Afghans call for foreign compound to be closed after Taliban bomb kills civilians

Wounded men receive treatment in a hospital after a large explosion in Kabul, Afghanistan, Monday, Sept. 2, 2019. The Taliban claimed responsibility for a large explosion in the Afghan capital Monday night, which government officials said targeted an area home to several international organizations and guesthouses.


By SIOBHÁN O'GRADY | The Washington Post | Published: September 3, 2019

KABUL, Afghanistan — Around 500 protesters gathered outside a compound housing foreign nationals on Tuesday, calling for it to be shut down just hours after a bomb targeting the facility killed at least 16 people and wounded more than 100 others.

The powerful tractor bomb exploded at 10 p.m. outside the Green Village, a large compound in eastern Kabul where number of international organizations are based. The blast came even as the top U.S. negotiator in peace talks was on TV talking about how close an agreement was.

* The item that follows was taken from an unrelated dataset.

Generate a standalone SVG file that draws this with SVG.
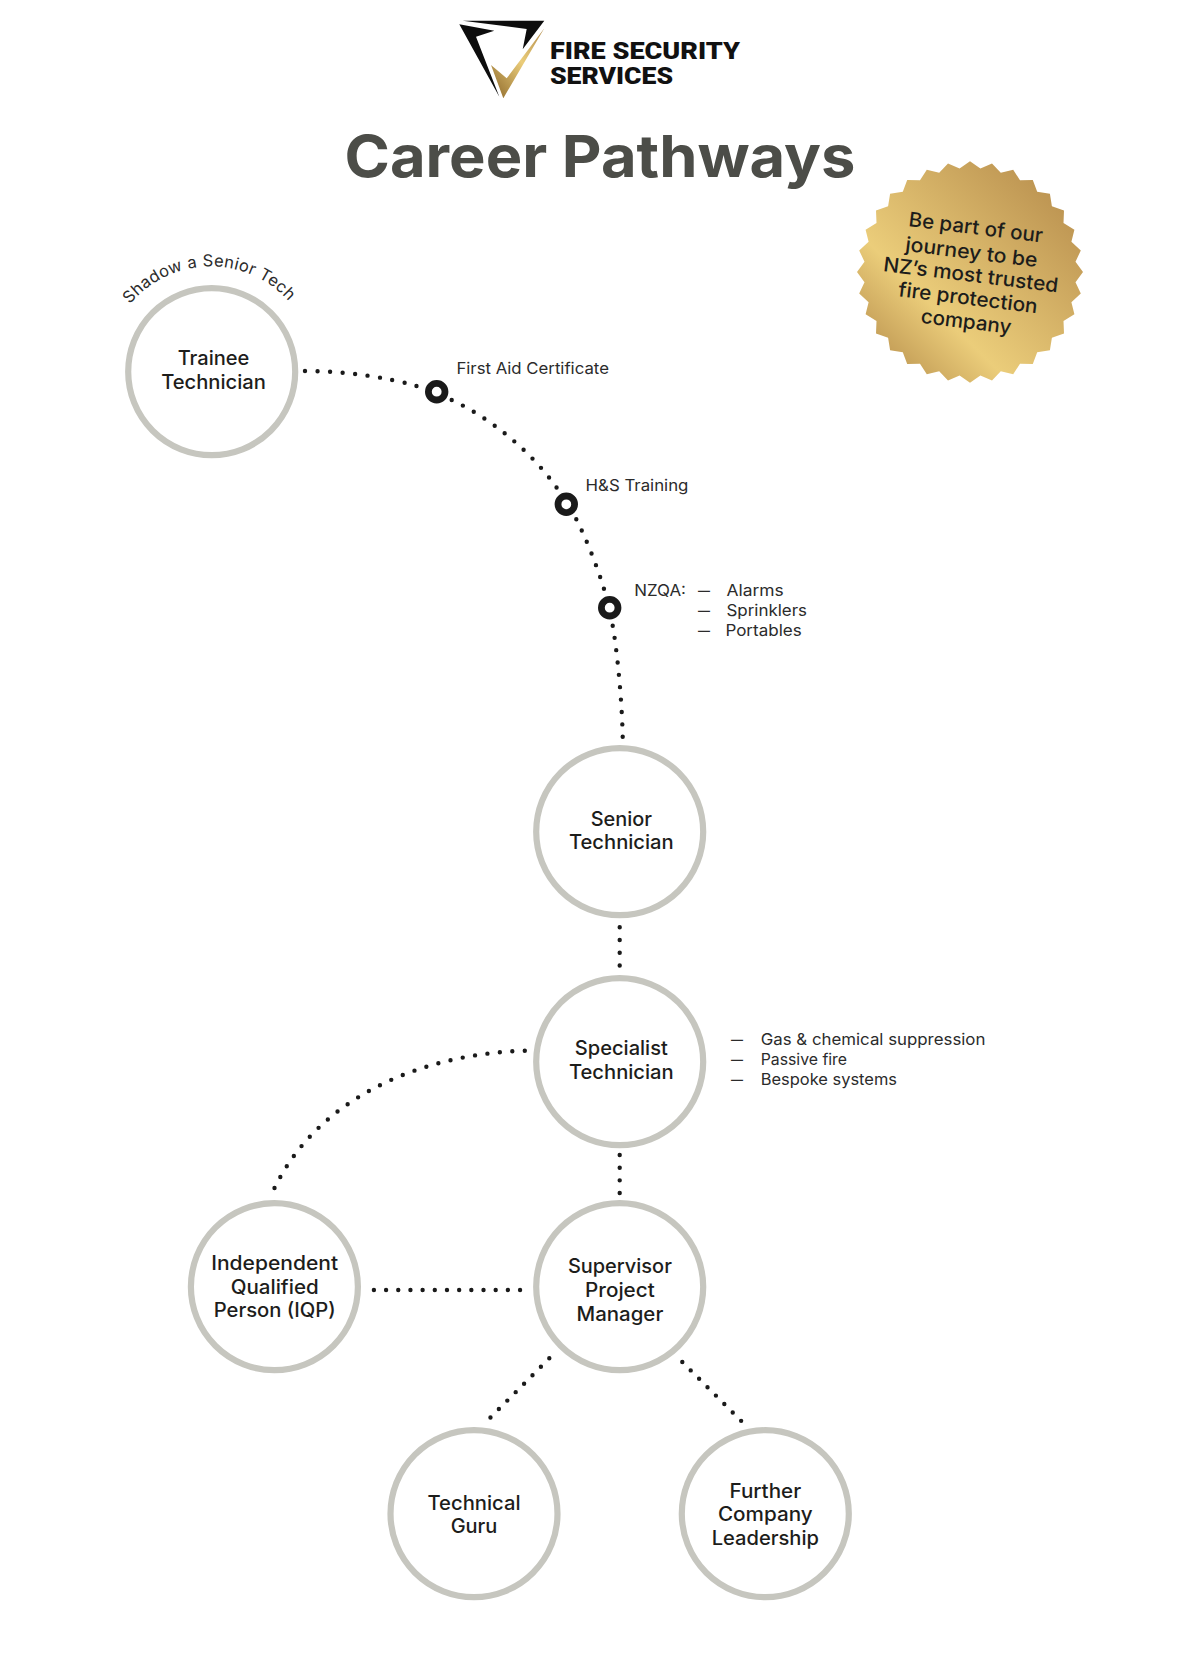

The attack shook Kabul and reignited fears that Taliban violence against civilians is on the rise, despite U.S. envoy Zalmay Khalilzad saying the United States has reached an agreement "in principle" with the militant group. According to the draft agreement Khalilzad described Monday, 5,400 U.S. troops would exit Afghanistan within around five months of a deal being signed.

The Taliban quickly asserted responsibility for Monday night's attack, saying in a statement that they had targeted "foreign invaders." But initial reports suggested the victims were entirely Afghans, including employees of the Green Village and three members of the security forces. Officials said around 400 foreign nationals were evacuated from the heavily guarded premises.

Footage from the scene showed extensive damage to the area, with a number of collapsed structures and a large crater where the explosion took place. Mud-built homes near the heavily guarded compound caved in from the impact.

This is the second time the Taliban has attacked the Green Village this year, stoking tensions among Afghans who live nearby and have borne the brunt of casualties. A gas station nearby also caught on fire.

"We will not let them here anymore," one protester told ToloNews, referring to foreigners staying at the compound. "We are not ready to sacrifice our children and women because of them."

In January, five people, including an Indian citizen, were killed in another Taliban attack on the compound. More than 100 others were wounded.

Khalilzad landed in Kabul on Sunday to brief Afghan officials on the draft agreement after wrapping up the latest round of peace talks with the Taliban in Qatar. The United States and the Taliban have met for nine rounds of talks over the past 10 months, in an effort to put an end to 18 years of war.

The Washington Post's Sayed Salahuddin and Sharif Hassan contributed to this report.